>> Start
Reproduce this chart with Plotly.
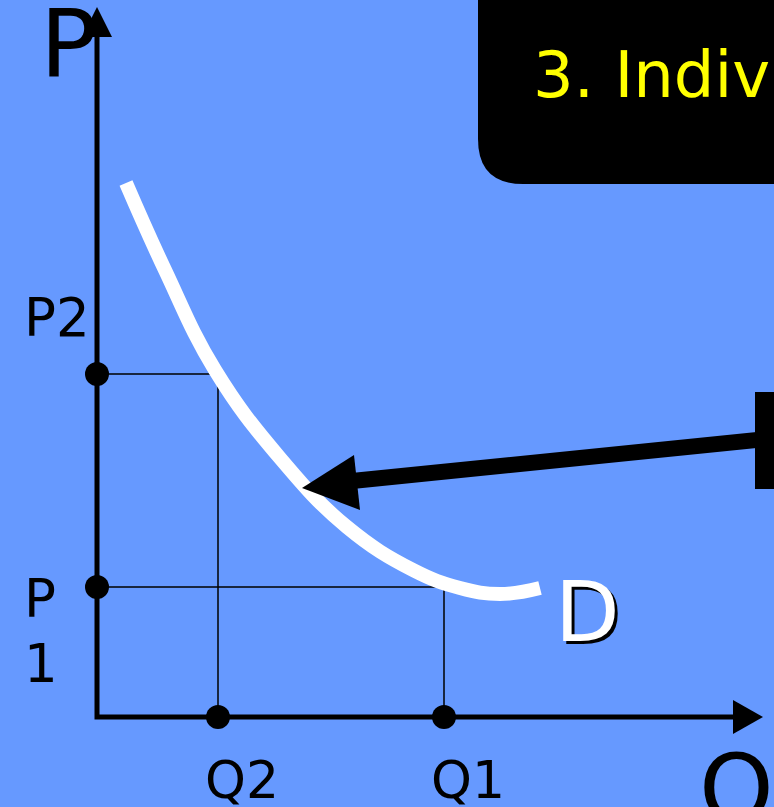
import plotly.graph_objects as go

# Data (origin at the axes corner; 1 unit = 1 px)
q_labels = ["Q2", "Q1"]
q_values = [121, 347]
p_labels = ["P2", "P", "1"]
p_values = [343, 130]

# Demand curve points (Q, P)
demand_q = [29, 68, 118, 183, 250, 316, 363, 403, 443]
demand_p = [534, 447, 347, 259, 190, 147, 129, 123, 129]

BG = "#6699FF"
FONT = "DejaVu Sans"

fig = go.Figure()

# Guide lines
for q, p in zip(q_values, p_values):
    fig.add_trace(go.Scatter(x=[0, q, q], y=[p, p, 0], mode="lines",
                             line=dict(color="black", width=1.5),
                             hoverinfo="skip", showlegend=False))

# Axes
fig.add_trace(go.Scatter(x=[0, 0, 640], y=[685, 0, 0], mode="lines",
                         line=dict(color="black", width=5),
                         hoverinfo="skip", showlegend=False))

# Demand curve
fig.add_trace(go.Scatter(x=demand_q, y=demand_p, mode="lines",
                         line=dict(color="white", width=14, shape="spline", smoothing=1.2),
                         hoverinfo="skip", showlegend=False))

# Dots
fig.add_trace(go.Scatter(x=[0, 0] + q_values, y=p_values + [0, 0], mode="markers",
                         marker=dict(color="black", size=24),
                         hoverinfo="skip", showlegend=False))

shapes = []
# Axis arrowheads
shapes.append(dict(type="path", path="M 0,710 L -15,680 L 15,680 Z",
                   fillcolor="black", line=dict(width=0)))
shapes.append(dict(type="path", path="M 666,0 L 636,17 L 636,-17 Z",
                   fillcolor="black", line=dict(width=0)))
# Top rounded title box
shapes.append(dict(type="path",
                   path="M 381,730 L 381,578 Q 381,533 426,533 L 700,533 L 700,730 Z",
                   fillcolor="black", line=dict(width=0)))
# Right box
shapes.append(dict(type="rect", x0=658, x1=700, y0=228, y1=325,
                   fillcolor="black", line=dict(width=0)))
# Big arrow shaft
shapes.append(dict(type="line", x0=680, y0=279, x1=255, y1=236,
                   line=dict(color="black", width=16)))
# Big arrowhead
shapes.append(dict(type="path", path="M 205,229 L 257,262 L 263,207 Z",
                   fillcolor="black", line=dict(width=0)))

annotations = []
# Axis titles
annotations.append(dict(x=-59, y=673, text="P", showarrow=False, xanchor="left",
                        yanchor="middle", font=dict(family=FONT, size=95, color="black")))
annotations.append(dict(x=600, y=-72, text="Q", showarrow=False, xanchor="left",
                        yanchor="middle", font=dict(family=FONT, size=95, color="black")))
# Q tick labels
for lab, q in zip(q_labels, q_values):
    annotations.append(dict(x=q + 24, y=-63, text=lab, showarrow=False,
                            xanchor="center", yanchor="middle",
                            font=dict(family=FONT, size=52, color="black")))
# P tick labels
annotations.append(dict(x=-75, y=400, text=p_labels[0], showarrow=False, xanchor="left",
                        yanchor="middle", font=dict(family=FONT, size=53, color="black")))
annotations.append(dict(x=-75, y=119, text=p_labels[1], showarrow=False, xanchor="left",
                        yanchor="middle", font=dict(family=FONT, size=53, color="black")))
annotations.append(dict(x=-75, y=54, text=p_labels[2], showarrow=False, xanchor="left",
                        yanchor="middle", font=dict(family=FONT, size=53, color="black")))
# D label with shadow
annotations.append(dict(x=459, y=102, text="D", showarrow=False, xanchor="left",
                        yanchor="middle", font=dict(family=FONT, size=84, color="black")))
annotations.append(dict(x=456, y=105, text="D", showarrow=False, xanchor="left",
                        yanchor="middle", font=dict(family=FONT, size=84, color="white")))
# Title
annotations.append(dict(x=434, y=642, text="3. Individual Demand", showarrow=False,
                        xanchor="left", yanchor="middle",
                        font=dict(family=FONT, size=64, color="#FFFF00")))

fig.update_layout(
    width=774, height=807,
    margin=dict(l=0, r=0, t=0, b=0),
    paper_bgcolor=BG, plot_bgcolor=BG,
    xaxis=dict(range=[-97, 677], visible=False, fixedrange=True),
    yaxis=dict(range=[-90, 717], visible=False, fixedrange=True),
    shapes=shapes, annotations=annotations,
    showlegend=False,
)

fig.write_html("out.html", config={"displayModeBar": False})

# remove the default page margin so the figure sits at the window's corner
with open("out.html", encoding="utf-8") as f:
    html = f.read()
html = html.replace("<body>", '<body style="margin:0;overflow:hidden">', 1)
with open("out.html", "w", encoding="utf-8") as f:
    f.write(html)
>> End
▶ _Exercise goal_:
Omit each picture, then return all of the listing exactly as it stands.

▶ _Answer to this exercise_:
Reproduce this chart with Plotly.
import plotly.graph_objects as go

# Data (origin at the axes corner; 1 unit = 1 px)
q_labels = ["Q2", "Q1"]
q_values = [121, 347]
p_labels = ["P2", "P", "1"]
p_values = [343, 130]

# Demand curve points (Q, P)
demand_q = [29, 68, 118, 183, 250, 316, 363, 403, 443]
demand_p = [534, 447, 347, 259, 190, 147, 129, 123, 129]

BG = "#6699FF"
FONT = "DejaVu Sans"

fig = go.Figure()

# Guide lines
for q, p in zip(q_values, p_values):
    fig.add_trace(go.Scatter(x=[0, q, q], y=[p, p, 0], mode="lines",
                             line=dict(color="black", width=1.5),
                             hoverinfo="skip", showlegend=False))

# Axes
fig.add_trace(go.Scatter(x=[0, 0, 640], y=[685, 0, 0], mode="lines",
                         line=dict(color="black", width=5),
                         hoverinfo="skip", showlegend=False))

# Demand curve
fig.add_trace(go.Scatter(x=demand_q, y=demand_p, mode="lines",
                         line=dict(color="white", width=14, shape="spline", smoothing=1.2),
                         hoverinfo="skip", showlegend=False))

# Dots
fig.add_trace(go.Scatter(x=[0, 0] + q_values, y=p_values + [0, 0], mode="markers",
                         marker=dict(color="black", size=24),
                         hoverinfo="skip", showlegend=False))

shapes = []
# Axis arrowheads
shapes.append(dict(type="path", path="M 0,710 L -15,680 L 15,680 Z",
                   fillcolor="black", line=dict(width=0)))
shapes.append(dict(type="path", path="M 666,0 L 636,17 L 636,-17 Z",
                   fillcolor="black", line=dict(width=0)))
# Top rounded title box
shapes.append(dict(type="path",
                   path="M 381,730 L 381,578 Q 381,533 426,533 L 700,533 L 700,730 Z",
                   fillcolor="black", line=dict(width=0)))
# Right box
shapes.append(dict(type="rect", x0=658, x1=700, y0=228, y1=325,
                   fillcolor="black", line=dict(width=0)))
# Big arrow shaft
shapes.append(dict(type="line", x0=680, y0=279, x1=255, y1=236,
                   line=dict(color="black", width=16)))
# Big arrowhead
shapes.append(dict(type="path", path="M 205,229 L 257,262 L 263,207 Z",
                   fillcolor="black", line=dict(width=0)))

annotations = []
# Axis titles
annotations.append(dict(x=-59, y=673, text="P", showarrow=False, xanchor="left",
                        yanchor="middle", font=dict(family=FONT, size=95, color="black")))
annotations.append(dict(x=600, y=-72, text="Q", showarrow=False, xanchor="left",
                        yanchor="middle", font=dict(family=FONT, size=95, color="black")))
# Q tick labels
for lab, q in zip(q_labels, q_values):
    annotations.append(dict(x=q + 24, y=-63, text=lab, showarrow=False,
                            xanchor="center", yanchor="middle",
                            font=dict(family=FONT, size=52, color="black")))
# P tick labels
annotations.append(dict(x=-75, y=400, text=p_labels[0], showarrow=False, xanchor="left",
                        yanchor="middle", font=dict(family=FONT, size=53, color="black")))
annotations.append(dict(x=-75, y=119, text=p_labels[1], showarrow=False, xanchor="left",
                        yanchor="middle", font=dict(family=FONT, size=53, color="black")))
annotations.append(dict(x=-75, y=54, text=p_labels[2], showarrow=False, xanchor="left",
                        yanchor="middle", font=dict(family=FONT, size=53, color="black")))
# D label with shadow
annotations.append(dict(x=459, y=102, text="D", showarrow=False, xanchor="left",
                        yanchor="middle", font=dict(family=FONT, size=84, color="black")))
annotations.append(dict(x=456, y=105, text="D", showarrow=False, xanchor="left",
                        yanchor="middle", font=dict(family=FONT, size=84, color="white")))
# Title
annotations.append(dict(x=434, y=642, text="3. Individual Demand", showarrow=False,
                        xanchor="left", yanchor="middle",
                        font=dict(family=FONT, size=64, color="#FFFF00")))

fig.update_layout(
    width=774, height=807,
    margin=dict(l=0, r=0, t=0, b=0),
    paper_bgcolor=BG, plot_bgcolor=BG,
    xaxis=dict(range=[-97, 677], visible=False, fixedrange=True),
    yaxis=dict(range=[-90, 717], visible=False, fixedrange=True),
    shapes=shapes, annotations=annotations,
    showlegend=False,
)

fig.write_html("out.html", config={"displayModeBar": False})

# remove the default page margin so the figure sits at the window's corner
with open("out.html", encoding="utf-8") as f:
    html = f.read()
html = html.replace("<body>", '<body style="margin:0;overflow:hidden">', 1)
with open("out.html", "w", encoding="utf-8") as f:
    f.write(html)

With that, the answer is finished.